# Happy 4th of July everyone



## Runningwolf (Jul 3, 2011)




----------



## jtstar (Jul 3, 2011)

Everyone have a fun and safe forth of July


----------



## Julie (Jul 3, 2011)

Happy 4th


----------



## Tom (Jul 3, 2011)

Have a SAFE 4th!


----------



## Redtrk (Jul 3, 2011)

Happy 4th of July to all of you as well and a *BIG THANK YOU* to all of those who serve and have served keep us free!


----------



## winemaker_3352 (Jul 3, 2011)

Happy 4th.


----------



## Wade E (Jul 3, 2011)

What have you all been drinking???? Its not the 4th yet!!! LOL just kidding Y'all, everyone hav a great 4th weekend!!!! Figures its aining here though!


----------



## jtstar (Jul 3, 2011)

Wade E said:


> What have you all been drinking???? Its not the 4th yet!!! LOL just kidding Y'all, everyone hav a great 4th weekend!!!! Figures its aining here though!



We are all over here at the club house we heard there was a party going on and when we got here Buford and his girl friend had started with out us


----------



## Flem (Jul 3, 2011)

Have a great 4th. Be safe.


----------



## grapeman (Jul 3, 2011)

Wade E said:


> What have you all been drinking???? Its not the 4th yet!!! LOL just kidding Y'all, everyone hav a great 4th weekend!!!! Figures its aining here though!


 

That was my thought Wade. These guys must have begun the celebration early!

HAPPY 3RD OF JULY! Soon to be the Fourth.


----------



## Airplanedoc (Jul 3, 2011)

Wade E said:


> What have you all been drinking???? Its not the 4th yet!!!



Nothing Yet, I have been firing my Cannon. 
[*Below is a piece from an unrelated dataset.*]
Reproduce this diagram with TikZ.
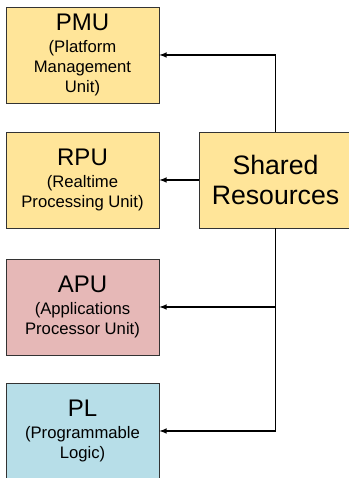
\documentclass[tikz,border=0pt]{standalone}
\usepackage{fontspec}
\setmainfont{Liberation Sans}

\definecolor{unityellow}{RGB}{255,229,153}
\definecolor{unitred}{RGB}{230,184,183}
\definecolor{unitblue}{RGB}{183,222,232}

\tikzstyle{unit}=[rectangle,
    draw=black!80,
    line width=0.6pt,
    minimum height=72pt,
    minimum width=114.75pt,
    inner sep=0pt,
    align=center,
    font=\fontsize{12.5}{15}\selectfont]
\tikzstyle{link} = [draw, line width=0.9pt, -latex]

\begin{document}
\begin{tikzpicture}[x=0.75pt,y=0.75pt]
                \useasboundingbox (0,0) rectangle (349,478);
                \clip (0,0) rectangle (349,478);
                \fill[white] (0,0) rectangle (349,478);
                % processing units on the left, shared block on the right
                \node (pmu) [unit,fill=unityellow] at (82.5,423)
                    {{\fontsize{18}{20}\selectfont PMU}\\[2pt](Platform\\Management\\Unit)};
                \node (rpu) [unit,fill=unityellow] at (82.5,298)
                    {{\fontsize{18}{20}\selectfont RPU}\\[2pt](Realtime\\Processing Unit)};
                \node (apu) [unit,fill=unitred] at (82.5,171)
                    {{\fontsize{18}{20}\selectfont APU}\\[2pt](Applications\\Processor Unit)};
                \node (pl) [unit,fill=unitblue] at (82.5,47)
                    {{\fontsize{18}{20}\selectfont PL}\\[2pt](Programmable\\Logic)};
                \node (shared) [unit,fill=unityellow,font=\fontsize{20}{22}\selectfont] at (275.5,298)
                    {Shared\\Resources};
                \draw [link] (shared.north) |- (pmu.east);
                \draw [link] (shared.west) -- (rpu.east);
                \draw [link] (shared.south) |- (apu.east);
                \draw [link] (shared.south) |- (pl.east);
            \end{tikzpicture}
\end{document}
Keeps the neighbors firecrackers in check, I can rattle their windows


----------



## Runningwolf (Jul 3, 2011)

I'd like to hear more about this cannon as all I have is a potato gun


----------



## Dugger (Jul 3, 2011)

Hope you folks all have a good and safe day tomorrow.


----------



## Airplanedoc (Jul 3, 2011)

Runningwolf said:


> I'd like to hear more about this cannon as all I have is a potato gun




Since I am sure someone will demand photographic evidence Here you go.
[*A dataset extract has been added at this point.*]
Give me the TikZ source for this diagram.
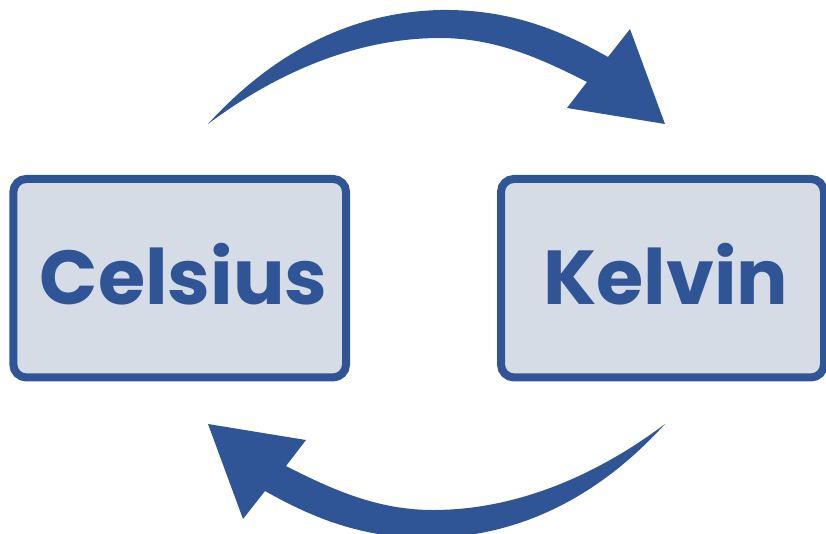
\documentclass[tikz,border=0pt]{standalone}
\usepackage{fontspec}
\setmainfont{Poppins}
\definecolor{myblue}{HTML}{2F5597}
\definecolor{myfill}{HTML}{D6DCE5}
\begin{document}
\begin{tikzpicture}[x=1pt,y=-1pt,
  unitbox/.style={draw=myblue, fill=myfill, line width=8pt, rounded corners=13pt,
    text=myblue, font=\fontsize{76.5}{76.5}\selectfont\bfseries,
    text height=53.5pt, text depth=0pt, inner sep=0pt},
  bigarrow/.style={fill=myblue, draw=none}]
\useasboundingbox (0,0) rectangle (826,533);
\node[unitbox, minimum width=332.7pt, minimum height=198.5pt] (c) at (179.7,278.2) {\hspace*{8pt}Celsius};
\node[unitbox, minimum width=323pt, minimum height=198.5pt] (k) at (662.5,278.2) {\hspace*{7pt}Kelvin};
\def\arrowshape{(208,124) .. controls (280,45) and (360,12) .. (440,10)
  .. controls (510,9) and (560,30) .. (608,57) -- (630,29) -- (665,124)
  -- (567,108) -- (587,82) .. controls (540,58) and (495,38) .. (440,38)
  .. controls (360,38) and (280,70) .. (208,124) -- cycle}
\fill[bigarrow] \arrowshape;
\fill[bigarrow, rotate around={180:(436.5,274)}] \arrowshape;
\end{tikzpicture}
\end{document}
It fires 10ga Black Powder blanks Its about 121 DB


----------



## Runningwolf (Jul 3, 2011)

That is so cool. I got to have one of those.


----------



## Wade E (Jul 3, 2011)

Very cool!!! How many grains do you pack, 50?


----------



## Airplanedoc (Jul 3, 2011)

Wade E said:


> Very cool!!! How many grains do you pack, 50?



8 Dram of FFg Black Powder About a Tablespoon


----------



## tonyt (Jul 3, 2011)

Airplanedoc, are you sure you're not from Texas? Happy 4th y'all.


----------



## jtstar (Jul 3, 2011)

you want to go deer hunting


----------



## grapeman (Jul 4, 2011)

One year I got out the 50cal black powder rifle and was blasting that one the fourth and one of the neighbors came over bit*chin bout the noise of a gun. Said it was scaring her little girl. We had been firing it in our own pine forest at a tree. I can imagine what she would say about your canon.


----------



## pwrose (Jul 4, 2011)

Isn't the hangover not supposed to happen until the 5th. I should have never started so early

Happy 4th everyone
Hopefully not everyone is under the burning ban we are, maybe we will still have the fireworks show.


----------



## Airplanedoc (Jul 4, 2011)

tonyt said:


> Airplanedoc, are you sure you're not from Texas? Happy 4th y'all.



Nope Michigan momentarily stuck in the PRC (peoples Republic of Chicago) aka illinois


----------



## mxsteve625 (Jul 4, 2011)

That cannon is awesome. I always wanted one. That has to be a better way to celebrate the 4th than fireworks. Thats one big firework in it's self.

HAPPY FOURTH EVERYONE...and be safe


----------



## tonyt (Jul 4, 2011)

Airplanedoc said:


> Nope Michigan momentarily stuck in the PRC (peoples Republic of Chicago) aka illinois



Remember, thanks to what we celebrate today we get to vote again in 16 months. In fact because of what we celebrate today you can live in the PRC and me in Texas, more than a State, but a "state of mind."


----------